Monday, December 27, 2010

New Yorker Fiction 2010

This year the New Yorker published 54 pieces of fiction. I read 27 of them. Here were my top ten favorites, in chronological order:

Safari, by Jennifer Egan (1/11/10)—a psychologically astute portrait of a group of people on safari in Africa (excerpted from A Visit from the Goon Squad) (post)

Trailhead, by E. O. Wilson (1/25/10)—the Queen of an ant colony dies; the colony reacts (excerpted from Anthill) (see also)

Ask Me If I Care, by Jennifer Egan (3/8/10)—adolescent punk rockers and their passions (also excerpted from A Visit from the Goon Squad)

Ash, by Roddy Doyle (5/24/10)—disorienting eruptions in a marriage

Agreeable, by Jonathan Franzen (5/31/10)—a searing episode in the life of an adolescent girl (excerpted from Freedom) (posts)

The Landlord, by Wells Tower (9/13/10)—a man's investments go sour

Birdsong, by Chimamanda Ngozie Adichie (9/20/10)—a woman in Lagos has an affair with a married man

Corrie, by Alice Munro (10/11/10)—subtle surprises in a long-standing extramarital affair

Boys Town, by Jim Shepard (11/8/10)—a socially disconnected and increasingly dangerous unemployed veteran

Escape from Spiderhead, by George Saunders (12/20 & 12/27/10)—disturbing experiments and moral choice (post)

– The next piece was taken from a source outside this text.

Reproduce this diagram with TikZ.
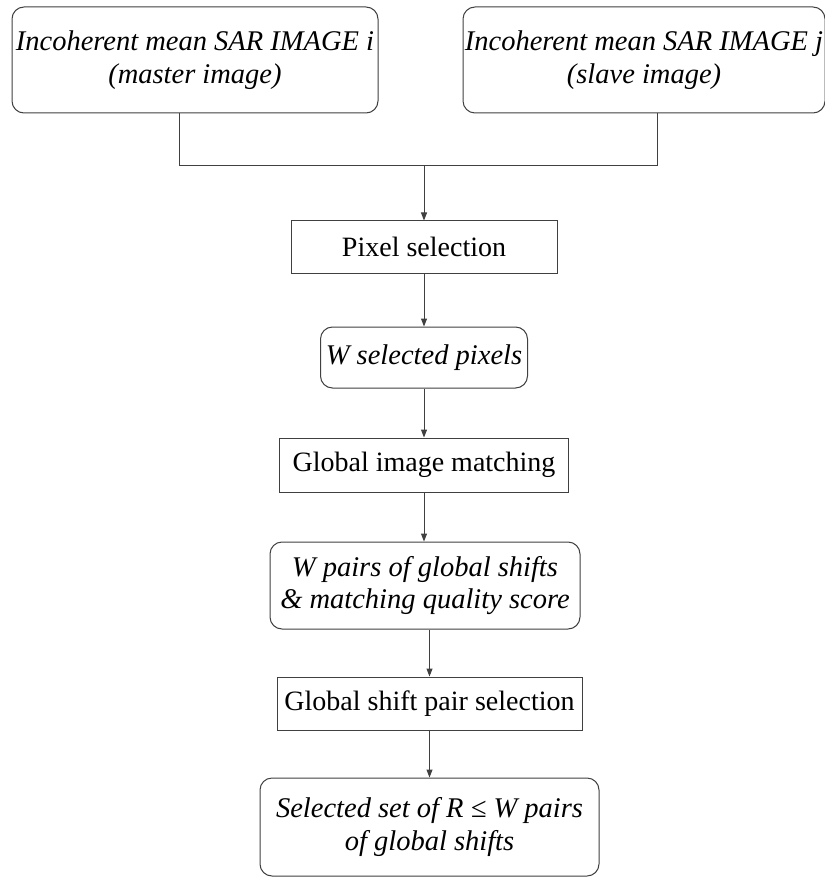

Honorable Mentions to Fjord of Killary, by Kevin Barry (2/1/10); Blue Roses, by Frances Hwang (11/1/10); and Costello, by Jim Gavin (12/6/10)

If you're curious, here are links to my top ten lists from 2008 and 2009.

1 comment:

Anonymous said...

Hello Frank!
This is Jonathan Kim. Andrew Sullivan has linked to your writing! Check it out:

http://andrewsullivan.theatlantic.com/the_daily_dish/2011/01/media-equality.html

Hopefully this will bring you more traffic over here. I found your analysis very interesting (coincidentally, I just became a New Yorker subscriber this past year and have loved it). I hope your family is healthy and that everything is going well.